* Problem description
Reproduce the listing below word for word, with no pictures.
::::
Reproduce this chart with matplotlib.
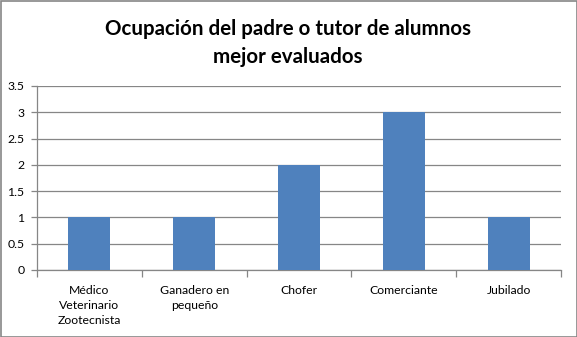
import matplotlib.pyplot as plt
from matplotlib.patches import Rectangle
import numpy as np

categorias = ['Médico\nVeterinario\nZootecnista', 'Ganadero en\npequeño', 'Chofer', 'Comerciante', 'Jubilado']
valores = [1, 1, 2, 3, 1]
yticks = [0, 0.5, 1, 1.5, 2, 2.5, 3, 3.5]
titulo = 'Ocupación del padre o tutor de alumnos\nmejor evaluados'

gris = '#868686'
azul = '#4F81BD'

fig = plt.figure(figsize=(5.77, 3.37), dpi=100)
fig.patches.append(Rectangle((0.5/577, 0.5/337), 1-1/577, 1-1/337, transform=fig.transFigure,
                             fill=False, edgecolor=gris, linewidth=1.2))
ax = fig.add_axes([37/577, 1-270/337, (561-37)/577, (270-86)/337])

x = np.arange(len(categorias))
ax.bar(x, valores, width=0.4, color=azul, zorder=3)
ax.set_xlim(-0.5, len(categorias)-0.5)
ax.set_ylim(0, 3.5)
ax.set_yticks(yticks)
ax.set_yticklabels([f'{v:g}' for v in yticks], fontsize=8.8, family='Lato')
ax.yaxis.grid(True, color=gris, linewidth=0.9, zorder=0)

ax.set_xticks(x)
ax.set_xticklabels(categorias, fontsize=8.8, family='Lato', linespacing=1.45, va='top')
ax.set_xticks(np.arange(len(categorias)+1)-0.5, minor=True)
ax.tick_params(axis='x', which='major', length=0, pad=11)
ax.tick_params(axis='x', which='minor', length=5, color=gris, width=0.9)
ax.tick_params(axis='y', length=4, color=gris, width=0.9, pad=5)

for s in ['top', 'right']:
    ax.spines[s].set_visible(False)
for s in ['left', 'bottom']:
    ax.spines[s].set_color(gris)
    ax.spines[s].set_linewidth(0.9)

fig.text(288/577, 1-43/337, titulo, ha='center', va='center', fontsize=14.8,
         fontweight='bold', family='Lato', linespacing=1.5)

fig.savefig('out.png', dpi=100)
::::
* Final answer
Reproduce this chart with matplotlib.
import matplotlib.pyplot as plt
from matplotlib.patches import Rectangle
import numpy as np

categorias = ['Médico\nVeterinario\nZootecnista', 'Ganadero en\npequeño', 'Chofer', 'Comerciante', 'Jubilado']
valores = [1, 1, 2, 3, 1]
yticks = [0, 0.5, 1, 1.5, 2, 2.5, 3, 3.5]
titulo = 'Ocupación del padre o tutor de alumnos\nmejor evaluados'

gris = '#868686'
azul = '#4F81BD'

fig = plt.figure(figsize=(5.77, 3.37), dpi=100)
fig.patches.append(Rectangle((0.5/577, 0.5/337), 1-1/577, 1-1/337, transform=fig.transFigure,
                             fill=False, edgecolor=gris, linewidth=1.2))
ax = fig.add_axes([37/577, 1-270/337, (561-37)/577, (270-86)/337])

x = np.arange(len(categorias))
ax.bar(x, valores, width=0.4, color=azul, zorder=3)
ax.set_xlim(-0.5, len(categorias)-0.5)
ax.set_ylim(0, 3.5)
ax.set_yticks(yticks)
ax.set_yticklabels([f'{v:g}' for v in yticks], fontsize=8.8, family='Lato')
ax.yaxis.grid(True, color=gris, linewidth=0.9, zorder=0)

ax.set_xticks(x)
ax.set_xticklabels(categorias, fontsize=8.8, family='Lato', linespacing=1.45, va='top')
ax.set_xticks(np.arange(len(categorias)+1)-0.5, minor=True)
ax.tick_params(axis='x', which='major', length=0, pad=11)
ax.tick_params(axis='x', which='minor', length=5, color=gris, width=0.9)
ax.tick_params(axis='y', length=4, color=gris, width=0.9, pad=5)

for s in ['top', 'right']:
    ax.spines[s].set_visible(False)
for s in ['left', 'bottom']:
    ax.spines[s].set_color(gris)
    ax.spines[s].set_linewidth(0.9)

fig.text(288/577, 1-43/337, titulo, ha='center', va='center', fontsize=14.8,
         fontweight='bold', family='Lato', linespacing=1.5)

fig.savefig('out.png', dpi=100)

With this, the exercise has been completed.